Under the expanded partnership, which CEO and Chairman Marc Benioff hinted to during last week's earnings call, Salesforce noted that for the first time it will offer its core services as part of its international infrastructure expansion.

"This will enable us to bring new infrastructure online more quickly and efficiently in select international markets," Salesforce stated in its announcement.

The timing could not have been better. Cloud companies that have European customers and employees but house their personal information on servers based in the US are having to seek workarounds due to changes in European privacy and security laws under the Privacy Shield agreement with the US. As a result, some companies are looking at the more costly prospect of having to build data centers in Europe to handle those customers and employees data storage.

"I think the Snowden effect has sent operators of data centers back to the drawing board and made them seriously assess the required investment to support international customers," Al Hilwa, an IDC software analyst, told InformationWeek. "However, this is about more than international coverage.
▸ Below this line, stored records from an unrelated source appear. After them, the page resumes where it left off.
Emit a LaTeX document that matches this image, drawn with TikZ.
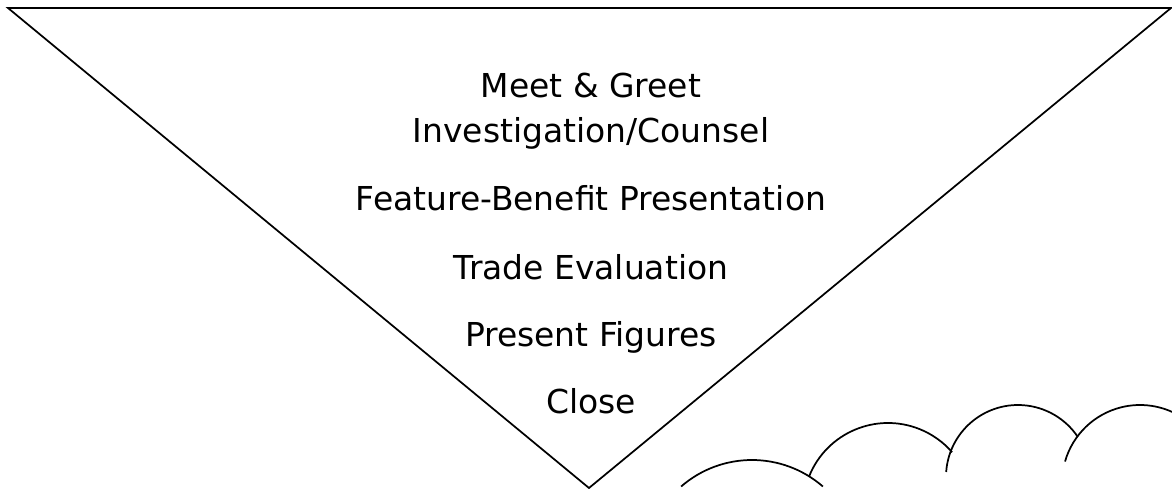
\documentclass[tikz,border=0pt]{standalone}
\usepackage{fontspec}
\setmainfont{DejaVu Sans}
\tikzset{
  stage/.style={anchor=base, inner sep=0pt, font=\fontsize{24.7}{29}\selectfont},
  edge/.style={line width=1.3pt, line join=miter},
}
\begin{document}
\begin{tikzpicture}[x=0.75pt, y=-0.75pt]
      \useasboundingbox (0,0) rectangle (1172,489);
      \coordinate (tl) at (8,8);
      \coordinate (tr) at (1171,8);
      \coordinate (tip) at (589,488);
      \draw
        (591,97) node[stage] (meet){Meet \& Greet}
        (591,142) node[stage] (invest){Investigation/Counsel}
        (591,210) node[stage] (feature){Feature-Benefit Presentation}
        (591,279) node[stage] (trade){Trade Evaluation}
        (591,346) node[stage] (figures){Present Figures}
        (591,413) node[stage] (close){Close};
      \begin{scope}[edge]
        \draw (tl) -- (tr) -- (tip) -- cycle;
        % cloud
        \draw (752,568) ++(-131:108) arc[start angle=-131, end angle=-49, radius=108];
        \draw (888,508) ++(-158:85) arc[start angle=-158, end angle=-41, radius=85];
        \draw (1018,477) ++(-176:72) arc[start angle=-176, end angle=-34, radius=72];
        \draw (1140,483) ++(-164:78) arc[start angle=-164, end angle=-60, radius=78];
      \end{scope}
    \end{tikzpicture}
\end{document}
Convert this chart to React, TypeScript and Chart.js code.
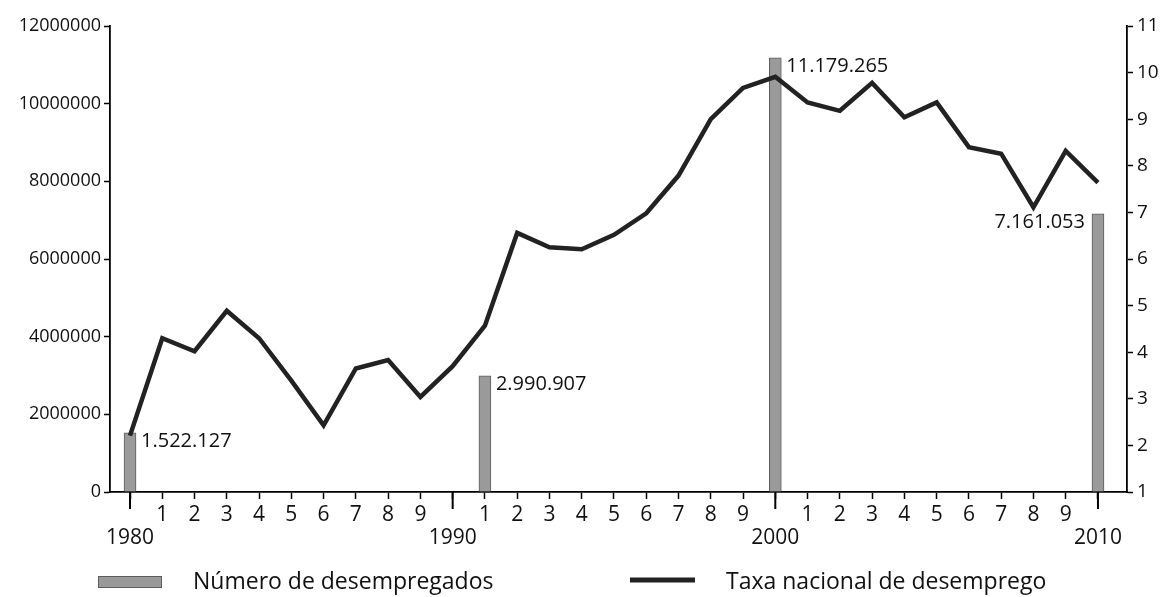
import React, { useEffect, useRef } from "react";
import { Chart, registerables } from "chart.js";

Chart.register(...registerables);

// ---- Data ----
const years = [
  1980, 1981, 1982, 1983, 1984, 1985, 1986, 1987, 1988, 1989,
  1990, 1991, 1992, 1993, 1994, 1995, 1996, 1997, 1998, 1999,
  2000, 2001, 2002, 2003, 2004, 2005, 2006, 2007, 2008, 2009, 2010,
];
const xTickLabels = [
  "1980", "1", "2", "3", "4", "5", "6", "7", "8", "9",
  "1990", "1", "2", "3", "4", "5", "6", "7", "8", "9",
  "2000", "1", "2", "3", "4", "5", "6", "7", "8", "9", "2010",
];
const unemploymentRate = [
  2.21, 4.3, 4.02, 4.89, 4.3, 3.39, 2.43, 3.65, 3.83, 3.04,
  3.7, 4.57, 6.56, 6.25, 6.21, 6.52, 6.98, 7.79, 9.0, 9.67,
  9.91, 9.36, 9.18, 9.78, 9.04, 9.36, 8.4, 8.26, 7.11, 8.32, 7.64,
];
const censusYears = [1980, 1991, 2000, 2010];
const unemployedCount = [1522127, 2990907, 11179265, 7161053];
const unemployedLabels = ["1.522.127", "2.990.907", "11.179.265", "7.161.053"];
const leftTicks = [0, 2000000, 4000000, 6000000, 8000000, 10000000, 12000000];
const rightTicks = [1, 2, 3, 4, 5, 6, 7, 8, 9, 10, 11];
const seriesNames = ["Número de desempregados", "Taxa nacional de desemprego"];

const FONT = "'Open Sans', 'DejaVu Sans', sans-serif";
const BAR_FILL = "#9a9a9a";
const BAR_EDGE = "#5c5c5c";
const LINE_COLOR = "#222222";

const decadeTicksPlugin = {
  id: "decadeTicks",
  afterDraw(chart: any) {
    const x = chart.scales.x;
    const { ctx, chartArea } = chart;
    ctx.save();
    ctx.strokeStyle = "#000";
    ctx.lineWidth = 2;
    years.forEach((yr) => {
      if (yr % 10 === 0) {
        const px = x.getPixelForValue(yr);
        ctx.beginPath();
        ctx.moveTo(px, chartArea.bottom);
        ctx.lineTo(px, chartArea.bottom + 17);
        ctx.stroke();
      }
    });
    ctx.restore();
  },
};

const barLabelPlugin = {
  id: "barLabels",
  afterDatasetsDraw(chart: any) {
    const meta = chart.getDatasetMeta(0);
    const ctx = chart.ctx;
    ctx.save();
    ctx.font = `20px ${FONT}`;
    ctx.fillStyle = "#111";
    ctx.textBaseline = "middle";
    meta.data.forEach((el: any, i: number) => {
      const last = i === meta.data.length - 1;
      const half = el.width / 2;
      ctx.textAlign = last ? "right" : "left";
      const tx = last ? el.x - half - 7 : el.x + half + 5;
      ctx.fillText(unemployedLabels[i], tx, el.y + 8);
    });
    ctx.restore();
  },
};

const legendPlugin = {
  id: "bottomLegend",
  afterDraw(chart: any) {
    const ctx = chart.ctx;
    const cy = 582;
    ctx.save();
    // bar swatch
    ctx.fillStyle = BAR_FILL;
    ctx.strokeStyle = BAR_EDGE;
    ctx.lineWidth = 1;
    ctx.fillRect(98, cy - 6, 64, 12);
    ctx.strokeRect(98.5, cy - 5.5, 63, 11);
    // line swatch
    ctx.strokeStyle = LINE_COLOR;
    ctx.lineWidth = 5;
    ctx.beginPath();
    ctx.moveTo(630, cy - 2);
    ctx.lineTo(695, cy - 2);
    ctx.stroke();
    ctx.fillStyle = "#111";
    ctx.font = `23px ${FONT}`;
    ctx.textAlign = "left";
    ctx.textBaseline = "middle";
    ctx.fillText(seriesNames[0], 193, cy);
    ctx.fillText(seriesNames[1], 726, cy);
    ctx.restore();
  },
};

export default function App() {
  const canvasRef = useRef<HTMLCanvasElement | null>(null);

  useEffect(() => {
    document.body.style.margin = "0";
    const canvas = canvasRef.current;
    if (!canvas) return;
    const chart = new Chart(canvas, {
      data: {
        datasets: [
          {
            type: "bar",
            label: seriesNames[0],
            data: censusYears.map((yr, i) => ({ x: yr, y: unemployedCount[i] })),
            backgroundColor: BAR_FILL,
            borderColor: BAR_EDGE,
            borderWidth: 1,
            barThickness: 12,
            yAxisID: "y",
            order: 1,
          },
          {
            type: "line",
            label: seriesNames[1],
            data: years.map((yr, i) => ({ x: yr, y: unemploymentRate[i] })),
            borderColor: LINE_COLOR,
            borderWidth: 4.5,
            borderJoinStyle: "miter",
            pointRadius: 0,
            tension: 0,
            fill: false,
            yAxisID: "y1",
            order: 0,
          },
        ] as any,
      },
      options: {
        animation: false,
        responsive: true,
        maintainAspectRatio: false,
        events: [],
        layout: { padding: { top: 26, left: 0, right: 0, bottom: 0 } },
        plugins: {
          legend: { display: false },
          tooltip: { enabled: false },
        },
        scales: {
          x: {
            type: "linear",
            offset: false,
            min: 1979.38,
            max: 2010.9,
            afterBuildTicks: (scale: any) => {
              scale.ticks = years.map((v) => ({ value: v }));
            },
            afterFit: (scale: any) => {
              scale.height = 105;
            },
            grid: {
              offset: false,
              drawOnChartArea: false,
              drawTicks: true,
              tickLength: 7,
              tickWidth: 1.5,
              tickColor: "#000",
            },
            border: { display: true, color: "#000", width: 1.8 },
            ticks: {
              autoSkip: false,
              maxRotation: 0,
              padding: 4,
              color: "#111",
              font: { family: FONT, size: 21, lineHeight: 1.1 },
              callback: (value: any) => {
                const idx = years.indexOf(Number(value));
                if (idx < 0) return "";
                const lab = xTickLabels[idx];
                return Number(value) % 10 === 0 ? ["", lab] : lab;
              },
            },
          },
          y: {
            type: "linear",
            position: "left",
            min: 0,
            max: 12000000,
            afterBuildTicks: (scale: any) => {
              scale.ticks = leftTicks.map((v) => ({ value: v }));
            },
            afterFit: (scale: any) => {
              scale.width = 110;
            },
            grid: {
              drawOnChartArea: false,
              tickLength: 6,
              tickWidth: 1.5,
              tickColor: "#000",
            },
            border: { display: true, color: "#000", width: 1.8 },
            ticks: {
              padding: 3,
              color: "#111",
              font: { family: FONT, size: 18 },
              callback: (value: any) => String(value),
            },
          },
          y1: {
            type: "linear",
            position: "right",
            min: 1,
            max: 11,
            afterBuildTicks: (scale: any) => {
              scale.ticks = rightTicks.map((v) => ({ value: v }));
            },
            afterFit: (scale: any) => {
              scale.width = 33;
            },
            grid: {
              drawOnChartArea: false,
              tickLength: 6,
              tickWidth: 1.5,
              tickColor: "#000",
            },
            border: { display: true, color: "#000", width: 1.8 },
            ticks: {
              padding: 4,
              color: "#111",
              font: { family: FONT, size: 19 },
              callback: (value: any) => String(value),
            },
          },
        },
      },
      plugins: [decadeTicksPlugin, barLabelPlugin, legendPlugin],
    } as any);
    return () => {
      chart.destroy();
    };
  }, []);

  return (
    <div style={{ width: "1160px", height: "597px", position: "relative", background: "#fff" }}>
      <canvas ref={canvasRef} />
    </div>
  );
}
Major IP-based software firms like Salesforce [have] to think hard in general about whether they want to be an infrastructure player with the required scale of a massive network of data centers needed to be profitable. Instead, focus on premium profitable services may be a better approach."

Salesforce says it plans to deliver its core services Sales Cloud, Service Cloud, App Cloud, Community Cloud, Analytics Cloud and other services, via AWS in select international markets. That greatly expands its current long-time partnership with AWS.

Amazon's AWS infrastructure previously has been handling such Salesforce services as its Heroku, Marketing Cloud Social Studio, SalesforceIQ, and the recently introduced Salesforce IoT Cloud.

Although Salesforce is naming AWS as its preferred international infrastructure partner, the company said it will also continue to invest in its own data centers.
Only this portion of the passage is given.